■ Exercise directions
Write the data out again, character for character, with no images.

## START Data extract

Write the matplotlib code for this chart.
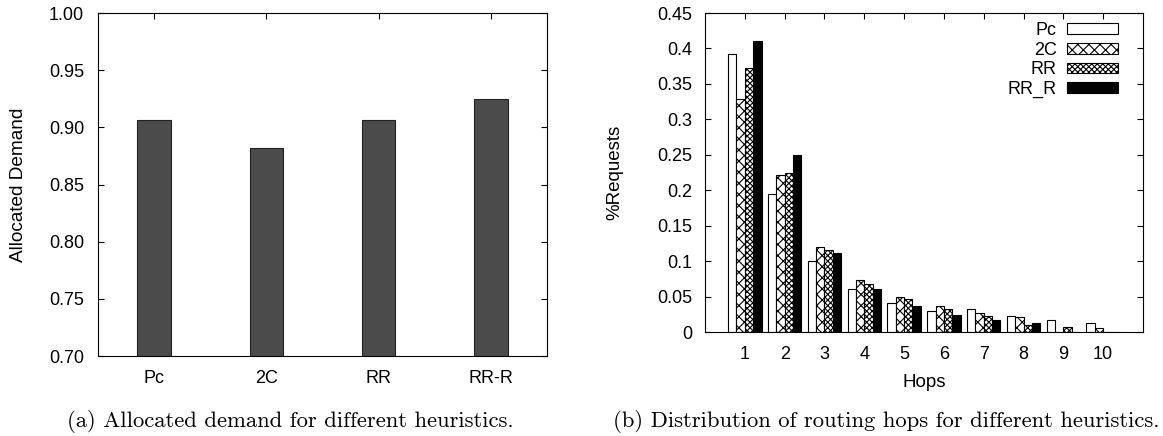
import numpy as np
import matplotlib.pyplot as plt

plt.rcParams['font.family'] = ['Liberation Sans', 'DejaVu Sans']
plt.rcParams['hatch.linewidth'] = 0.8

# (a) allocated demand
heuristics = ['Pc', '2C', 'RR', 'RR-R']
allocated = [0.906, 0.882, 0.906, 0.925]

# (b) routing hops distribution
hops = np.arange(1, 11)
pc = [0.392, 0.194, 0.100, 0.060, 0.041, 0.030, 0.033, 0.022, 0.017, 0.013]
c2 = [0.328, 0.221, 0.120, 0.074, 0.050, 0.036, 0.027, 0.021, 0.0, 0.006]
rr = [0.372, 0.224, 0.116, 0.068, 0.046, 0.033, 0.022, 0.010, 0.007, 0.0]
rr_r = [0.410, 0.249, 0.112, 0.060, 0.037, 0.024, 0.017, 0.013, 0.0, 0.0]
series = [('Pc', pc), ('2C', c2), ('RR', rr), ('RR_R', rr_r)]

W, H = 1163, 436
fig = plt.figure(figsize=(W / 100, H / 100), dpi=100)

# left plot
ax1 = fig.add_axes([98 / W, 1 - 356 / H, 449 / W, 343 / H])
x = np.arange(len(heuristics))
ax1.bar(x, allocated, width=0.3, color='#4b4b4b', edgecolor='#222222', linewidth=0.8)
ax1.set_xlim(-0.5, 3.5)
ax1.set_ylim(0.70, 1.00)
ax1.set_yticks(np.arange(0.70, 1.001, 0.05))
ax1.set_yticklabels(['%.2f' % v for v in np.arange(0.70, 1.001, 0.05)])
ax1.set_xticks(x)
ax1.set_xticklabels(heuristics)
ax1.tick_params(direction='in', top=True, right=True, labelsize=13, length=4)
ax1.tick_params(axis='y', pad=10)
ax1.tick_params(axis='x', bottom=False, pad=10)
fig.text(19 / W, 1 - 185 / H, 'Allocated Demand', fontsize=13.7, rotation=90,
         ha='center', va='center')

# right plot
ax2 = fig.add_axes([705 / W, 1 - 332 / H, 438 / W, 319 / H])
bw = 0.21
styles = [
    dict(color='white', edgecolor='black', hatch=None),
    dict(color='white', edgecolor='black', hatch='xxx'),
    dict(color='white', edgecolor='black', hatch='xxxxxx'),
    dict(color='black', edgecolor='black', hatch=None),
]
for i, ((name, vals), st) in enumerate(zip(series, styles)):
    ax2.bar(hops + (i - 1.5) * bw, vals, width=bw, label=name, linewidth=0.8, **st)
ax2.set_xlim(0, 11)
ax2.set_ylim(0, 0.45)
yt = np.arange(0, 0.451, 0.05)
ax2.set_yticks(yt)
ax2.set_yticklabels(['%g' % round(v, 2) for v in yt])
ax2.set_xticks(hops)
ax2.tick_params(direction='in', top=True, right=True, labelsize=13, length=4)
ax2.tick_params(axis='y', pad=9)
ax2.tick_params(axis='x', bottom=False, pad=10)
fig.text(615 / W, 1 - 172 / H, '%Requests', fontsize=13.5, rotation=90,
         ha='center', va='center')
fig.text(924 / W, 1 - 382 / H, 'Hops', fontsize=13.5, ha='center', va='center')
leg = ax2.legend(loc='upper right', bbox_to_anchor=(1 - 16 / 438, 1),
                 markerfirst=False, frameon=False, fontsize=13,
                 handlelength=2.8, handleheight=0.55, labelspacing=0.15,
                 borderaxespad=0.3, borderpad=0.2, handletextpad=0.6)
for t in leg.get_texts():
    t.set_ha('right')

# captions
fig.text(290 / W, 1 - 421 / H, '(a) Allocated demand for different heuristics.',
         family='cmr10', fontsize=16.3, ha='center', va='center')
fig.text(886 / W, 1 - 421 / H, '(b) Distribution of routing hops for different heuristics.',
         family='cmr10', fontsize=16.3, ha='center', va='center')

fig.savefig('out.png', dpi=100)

## END Data extract

■ Exercise solution
Write the matplotlib code for this chart.
import numpy as np
import matplotlib.pyplot as plt

plt.rcParams['font.family'] = ['Liberation Sans', 'DejaVu Sans']
plt.rcParams['hatch.linewidth'] = 0.8

# (a) allocated demand
heuristics = ['Pc', '2C', 'RR', 'RR-R']
allocated = [0.906, 0.882, 0.906, 0.925]

# (b) routing hops distribution
hops = np.arange(1, 11)
pc = [0.392, 0.194, 0.100, 0.060, 0.041, 0.030, 0.033, 0.022, 0.017, 0.013]
c2 = [0.328, 0.221, 0.120, 0.074, 0.050, 0.036, 0.027, 0.021, 0.0, 0.006]
rr = [0.372, 0.224, 0.116, 0.068, 0.046, 0.033, 0.022, 0.010, 0.007, 0.0]
rr_r = [0.410, 0.249, 0.112, 0.060, 0.037, 0.024, 0.017, 0.013, 0.0, 0.0]
series = [('Pc', pc), ('2C', c2), ('RR', rr), ('RR_R', rr_r)]

W, H = 1163, 436
fig = plt.figure(figsize=(W / 100, H / 100), dpi=100)

# left plot
ax1 = fig.add_axes([98 / W, 1 - 356 / H, 449 / W, 343 / H])
x = np.arange(len(heuristics))
ax1.bar(x, allocated, width=0.3, color='#4b4b4b', edgecolor='#222222', linewidth=0.8)
ax1.set_xlim(-0.5, 3.5)
ax1.set_ylim(0.70, 1.00)
ax1.set_yticks(np.arange(0.70, 1.001, 0.05))
ax1.set_yticklabels(['%.2f' % v for v in np.arange(0.70, 1.001, 0.05)])
ax1.set_xticks(x)
ax1.set_xticklabels(heuristics)
ax1.tick_params(direction='in', top=True, right=True, labelsize=13, length=4)
ax1.tick_params(axis='y', pad=10)
ax1.tick_params(axis='x', bottom=False, pad=10)
fig.text(19 / W, 1 - 185 / H, 'Allocated Demand', fontsize=13.7, rotation=90,
         ha='center', va='center')

# right plot
ax2 = fig.add_axes([705 / W, 1 - 332 / H, 438 / W, 319 / H])
bw = 0.21
styles = [
    dict(color='white', edgecolor='black', hatch=None),
    dict(color='white', edgecolor='black', hatch='xxx'),
    dict(color='white', edgecolor='black', hatch='xxxxxx'),
    dict(color='black', edgecolor='black', hatch=None),
]
for i, ((name, vals), st) in enumerate(zip(series, styles)):
    ax2.bar(hops + (i - 1.5) * bw, vals, width=bw, label=name, linewidth=0.8, **st)
ax2.set_xlim(0, 11)
ax2.set_ylim(0, 0.45)
yt = np.arange(0, 0.451, 0.05)
ax2.set_yticks(yt)
ax2.set_yticklabels(['%g' % round(v, 2) for v in yt])
ax2.set_xticks(hops)
ax2.tick_params(direction='in', top=True, right=True, labelsize=13, length=4)
ax2.tick_params(axis='y', pad=9)
ax2.tick_params(axis='x', bottom=False, pad=10)
fig.text(615 / W, 1 - 172 / H, '%Requests', fontsize=13.5, rotation=90,
         ha='center', va='center')
fig.text(924 / W, 1 - 382 / H, 'Hops', fontsize=13.5, ha='center', va='center')
leg = ax2.legend(loc='upper right', bbox_to_anchor=(1 - 16 / 438, 1),
                 markerfirst=False, frameon=False, fontsize=13,
                 handlelength=2.8, handleheight=0.55, labelspacing=0.15,
                 borderaxespad=0.3, borderpad=0.2, handletextpad=0.6)
for t in leg.get_texts():
    t.set_ha('right')

# captions
fig.text(290 / W, 1 - 421 / H, '(a) Allocated demand for different heuristics.',
         family='cmr10', fontsize=16.3, ha='center', va='center')
fig.text(886 / W, 1 - 421 / H, '(b) Distribution of routing hops for different heuristics.',
         family='cmr10', fontsize=16.3, ha='center', va='center')

fig.savefig('out.png', dpi=100)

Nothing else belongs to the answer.